Just when Performance Today host Fred Child thought he was losing his taste for Stephen Sondheim's song "Send in the Clowns," calling it "sappy," commentator Rob Kapilow comes to the rescue with insights into how Sondheim builds the song, from its minimal opening theme to its complex, emotional chords. It was enough to make Child want to listen to the song again.
"One of the wonderful things about Sondheim's technique," Kapilow says, "is that unlike most composers who work with melody — particularly in the world of Broadway, which is dominated by melody — Sondheim is a motive composer. He works with tiny musical molecules, making a universe out of little building blocks that coalesce into a larger thing, more like a Beethoven or a Haydn than a Richard Rogers."
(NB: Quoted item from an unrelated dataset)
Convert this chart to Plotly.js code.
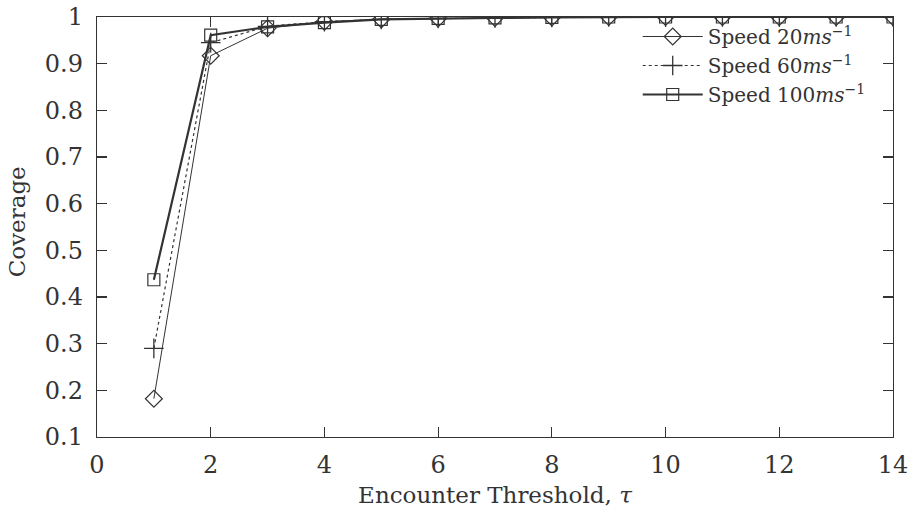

The beginning of the song, Kapilow explains, is a perfect example, almost an anti-Broadway melody. The idea is a simple four notes — almost more spoken than sung. A motive, right out of Beethoven's 5th Symphony, with its rhythmic dah-dah-dah-daaaah.
But Sondheim's real magic begins, Kapliow says, with how he sets the phrase "you in mid-air." The notes gradually rise, with the highest one on the word "in."
"To beautifully capture that idea of being left in mid-air; this is the highest note, but then we leave it. So you are literally hanging in mid-air," Kapilow says. "But all the emotion is in the chords."
By inserting single unexpected notes in his chords, Sondheim paints them with longing, reflection and what Kapilow calls "all that feeling of bittersweet missed opportunity."
"Great song composers, whether it's Schubert or Sondheim, do not really set words to music," Kapilow says. "What they set is the emotion that's behind the words."